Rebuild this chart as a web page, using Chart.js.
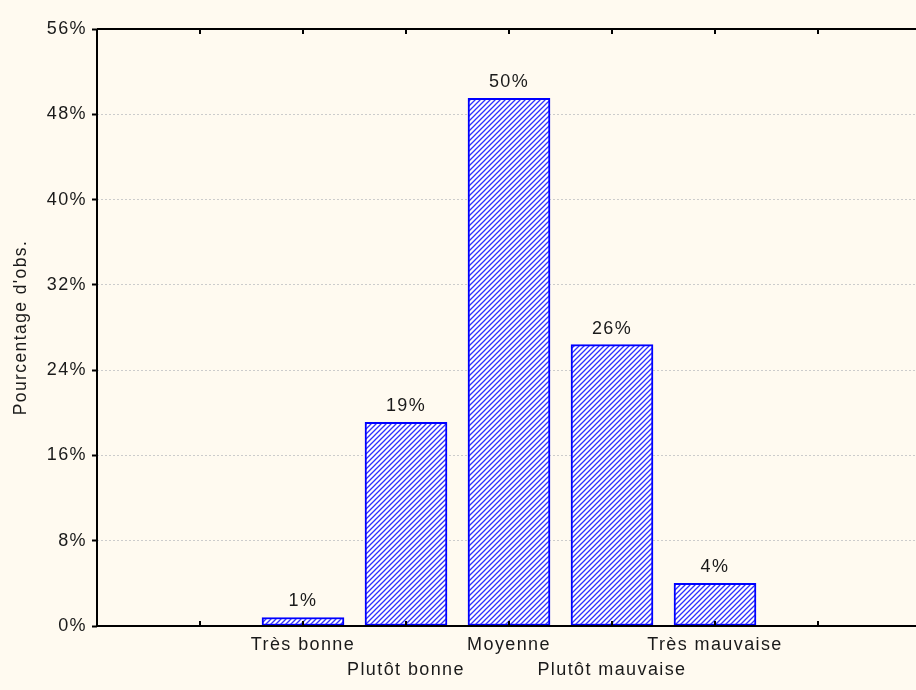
<!DOCTYPE html>
<html>
<head>
<meta charset="utf-8">
<script src="https://cdn.jsdelivr.net/npm/chart.js@4.4.1/dist/chart.umd.min.js"></script>
<style>
  html, body { margin: 0; padding: 0; background: #fffaf0; overflow: hidden; }
  #wrap { width: 930px; height: 690px; }
</style>
</head>
<body>
<div id="wrap"><canvas id="chart" width="930" height="690"></canvas></div>
<script>
// categories and values
const categories = ["Très bonne", "Plutôt bonne", "Moyenne", "Plutôt mauvaise", "Très mauvaise"];
const percents = [0.8, 19.1, 49.5, 26.4, 4.0];
const percentLabels = ["1%", "19%", "50%", "26%", "4%"];
const yTicks = [0, 8, 16, 24, 32, 40, 48, 56];

// two empty slots on each side, like the original axis
const slots = ["", ""].concat(categories, ["", ""]);
const slotValues = [null, null].concat(percents, [null, null]);

const FONT = "'Liberation Sans', Arial, sans-serif";
const SPACING = "1.4px";

function hatch() {
  const size = 5;
  const c = document.createElement("canvas");
  c.width = size;
  c.height = size;
  const g = c.getContext("2d");
  g.fillStyle = "#ffffff";
  g.fillRect(0, 0, size, size);
  g.strokeStyle = "#3030ff";
  g.lineWidth = 1.3;
  g.beginPath();
  g.moveTo(0, size);
  g.lineTo(size, 0);
  g.moveTo(-1, 1);
  g.lineTo(1, -1);
  g.moveTo(size - 1, size + 1);
  g.lineTo(size + 1, size - 1);
  g.stroke();
  return g.createPattern(c, "repeat");
}

// the original text is a bit spaced out
const spacing = {
  id: "spacing",
  beforeUpdate(chart) { chart.ctx.letterSpacing = SPACING; },
  beforeDraw(chart) { chart.ctx.letterSpacing = SPACING; }
};

const frame = {
  id: "frame",
  afterDraw(chart) {
    const { ctx, chartArea: a } = chart;
    const x = chart.scales.x;
    ctx.save();
    ctx.strokeStyle = "#000";
    ctx.lineWidth = 2;
    ctx.beginPath();
    ctx.moveTo(a.left, a.top);
    ctx.lineTo(a.right + 20, a.top);
    ctx.moveTo(a.left, a.top);
    ctx.lineTo(a.left, a.bottom);
    ctx.moveTo(a.left, a.bottom);
    ctx.lineTo(a.right + 20, a.bottom);
    ctx.stroke();
    // small inner ticks on top and bottom edges
    for (let i = 1; i < slots.length - 1; i++) {
      const px = Math.round(x.getPixelForValue(i));
      ctx.beginPath();
      ctx.moveTo(px, a.top);
      ctx.lineTo(px, a.top + 5);
      ctx.moveTo(px, a.bottom);
      ctx.lineTo(px, a.bottom - 5);
      ctx.stroke();
    }
    // value labels above bars
    ctx.fillStyle = "#1a1a1a";
    ctx.font = "18px " + FONT;
    ctx.textAlign = "center";
    ctx.textBaseline = "bottom";
    chart.getDatasetMeta(0).data.forEach((bar, i) => {
      const k = i - 2;
      if (k < 0 || k >= percentLabels.length) return;
      ctx.fillText(percentLabels[k], bar.x, bar.y - 7);
    });
    ctx.restore();
  }
};

new Chart(document.getElementById("chart"), {
  type: "bar",
  data: {
    labels: slots,
    datasets: [{
      data: slotValues,
      backgroundColor: hatch(),
      borderColor: "#0000ff",
      borderWidth: 2,
      borderSkipped: false,
      barThickness: 82
    }]
  },
  options: {
    responsive: false,
    animation: false,
    layout: { padding: { top: 29, right: 9, left: 0, bottom: 0 } },
    plugins: { legend: { display: false }, tooltip: { enabled: false } },
    scales: {
      x: {
        offset: false,
        grid: { display: false, drawTicks: false },
        border: { display: false },
        afterFit: (s) => { s.height = 64; },
        ticks: {
          autoSkip: false,
          maxRotation: 0,
          padding: 6,
          color: "#1a1a1a",
          font: { family: FONT, size: 18, lineHeight: 1.4 },
          callback: (v, i) => {
            const k = i - 2;
            if (k < 0 || k >= categories.length) return "";
            return k % 2 === 0 ? [categories[k]] : ["", categories[k]];
          }
        }
      },
      y: {
        min: 0,
        max: 56,
        afterFit: (s) => { s.width = 97; },
        afterBuildTicks: (s) => { s.ticks = yTicks.map((v) => ({ value: v })); },
        grid: {
          color: (c) => (c.tick.value === 0 || c.tick.value === 56 ? "rgba(0,0,0,0)" : "#cccccc"),
          tickColor: "#000",
          tickLength: 5,
          tickWidth: 2,
          tickBorderDash: []
        },
        border: { display: false, dash: [2, 2] },
        title: {
          display: true,
          text: "Pourcentage d'obs.",
          color: "#1a1a1a",
          padding: { top: 11, bottom: 0 },
          font: { family: FONT, size: 17.5 }
        },
        ticks: {
          padding: 5,
          color: "#1a1a1a",
          font: { family: FONT, size: 18 },
          callback: (v) => v + "%"
        }
      }
    }
  },
  plugins: [spacing, frame]
});
</script>
</body>
</html>
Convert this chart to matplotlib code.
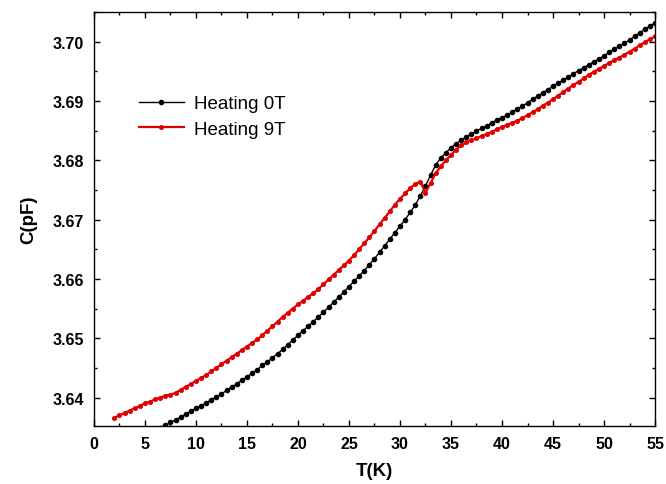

++++

**Work instructions:** Repeat the listing in full and exactly. Do not include any images.

**Reply to the exercise:**
Rebuild this chart as a web page, using Chart.js.
<!DOCTYPE html>
<html>
<head>
<meta charset="utf-8">
<script src="https://cdn.jsdelivr.net/npm/chart.js@4.4.1/dist/chart.umd.min.js"></script>
<style>
  html, body { margin: 0; padding: 0; background: #fffaf0; overflow: hidden; }
  #wrap { width: 930px; height: 690px; }
</style>
</head>
<body>
<div id="wrap"><canvas id="chart" width="930" height="690"></canvas></div>
<script>
// categories and values
const categories = ["Très bonne", "Plutôt bonne", "Moyenne", "Plutôt mauvaise", "Très mauvaise"];
const percents = [0.8, 19.1, 49.5, 26.4, 4.0];
const percentLabels = ["1%", "19%", "50%", "26%", "4%"];
const yTicks = [0, 8, 16, 24, 32, 40, 48, 56];

// two empty slots on each side, like the original axis
const slots = ["", ""].concat(categories, ["", ""]);
const slotValues = [null, null].concat(percents, [null, null]);

const FONT = "'Liberation Sans', Arial, sans-serif";
const SPACING = "1.4px";

function hatch() {
  const size = 5;
  const c = document.createElement("canvas");
  c.width = size;
  c.height = size;
  const g = c.getContext("2d");
  g.fillStyle = "#ffffff";
  g.fillRect(0, 0, size, size);
  g.strokeStyle = "#3030ff";
  g.lineWidth = 1.3;
  g.beginPath();
  g.moveTo(0, size);
  g.lineTo(size, 0);
  g.moveTo(-1, 1);
  g.lineTo(1, -1);
  g.moveTo(size - 1, size + 1);
  g.lineTo(size + 1, size - 1);
  g.stroke();
  return g.createPattern(c, "repeat");
}

// the original text is a bit spaced out
const spacing = {
  id: "spacing",
  beforeUpdate(chart) { chart.ctx.letterSpacing = SPACING; },
  beforeDraw(chart) { chart.ctx.letterSpacing = SPACING; }
};

const frame = {
  id: "frame",
  afterDraw(chart) {
    const { ctx, chartArea: a } = chart;
    const x = chart.scales.x;
    ctx.save();
    ctx.strokeStyle = "#000";
    ctx.lineWidth = 2;
    ctx.beginPath();
    ctx.moveTo(a.left, a.top);
    ctx.lineTo(a.right + 20, a.top);
    ctx.moveTo(a.left, a.top);
    ctx.lineTo(a.left, a.bottom);
    ctx.moveTo(a.left, a.bottom);
    ctx.lineTo(a.right + 20, a.bottom);
    ctx.stroke();
    // small inner ticks on top and bottom edges
    for (let i = 1; i < slots.length - 1; i++) {
      const px = Math.round(x.getPixelForValue(i));
      ctx.beginPath();
      ctx.moveTo(px, a.top);
      ctx.lineTo(px, a.top + 5);
      ctx.moveTo(px, a.bottom);
      ctx.lineTo(px, a.bottom - 5);
      ctx.stroke();
    }
    // value labels above bars
    ctx.fillStyle = "#1a1a1a";
    ctx.font = "18px " + FONT;
    ctx.textAlign = "center";
    ctx.textBaseline = "bottom";
    chart.getDatasetMeta(0).data.forEach((bar, i) => {
      const k = i - 2;
      if (k < 0 || k >= percentLabels.length) return;
      ctx.fillText(percentLabels[k], bar.x, bar.y - 7);
    });
    ctx.restore();
  }
};

new Chart(document.getElementById("chart"), {
  type: "bar",
  data: {
    labels: slots,
    datasets: [{
      data: slotValues,
      backgroundColor: hatch(),
      borderColor: "#0000ff",
      borderWidth: 2,
      borderSkipped: false,
      barThickness: 82
    }]
  },
  options: {
    responsive: false,
    animation: false,
    layout: { padding: { top: 29, right: 9, left: 0, bottom: 0 } },
    plugins: { legend: { display: false }, tooltip: { enabled: false } },
    scales: {
      x: {
        offset: false,
        grid: { display: false, drawTicks: false },
        border: { display: false },
        afterFit: (s) => { s.height = 64; },
        ticks: {
          autoSkip: false,
          maxRotation: 0,
          padding: 6,
          color: "#1a1a1a",
          font: { family: FONT, size: 18, lineHeight: 1.4 },
          callback: (v, i) => {
            const k = i - 2;
            if (k < 0 || k >= categories.length) return "";
            return k % 2 === 0 ? [categories[k]] : ["", categories[k]];
          }
        }
      },
      y: {
        min: 0,
        max: 56,
        afterFit: (s) => { s.width = 97; },
        afterBuildTicks: (s) => { s.ticks = yTicks.map((v) => ({ value: v })); },
        grid: {
          color: (c) => (c.tick.value === 0 || c.tick.value === 56 ? "rgba(0,0,0,0)" : "#cccccc"),
          tickColor: "#000",
          tickLength: 5,
          tickWidth: 2,
          tickBorderDash: []
        },
        border: { display: false, dash: [2, 2] },
        title: {
          display: true,
          text: "Pourcentage d'obs.",
          color: "#1a1a1a",
          padding: { top: 11, bottom: 0 },
          font: { family: FONT, size: 17.5 }
        },
        ticks: {
          padding: 5,
          color: "#1a1a1a",
          font: { family: FONT, size: 18 },
          callback: (v) => v + "%"
        }
      }
    }
  },
  plugins: [spacing, frame]
});
</script>
</body>
</html>
Convert this chart to matplotlib code.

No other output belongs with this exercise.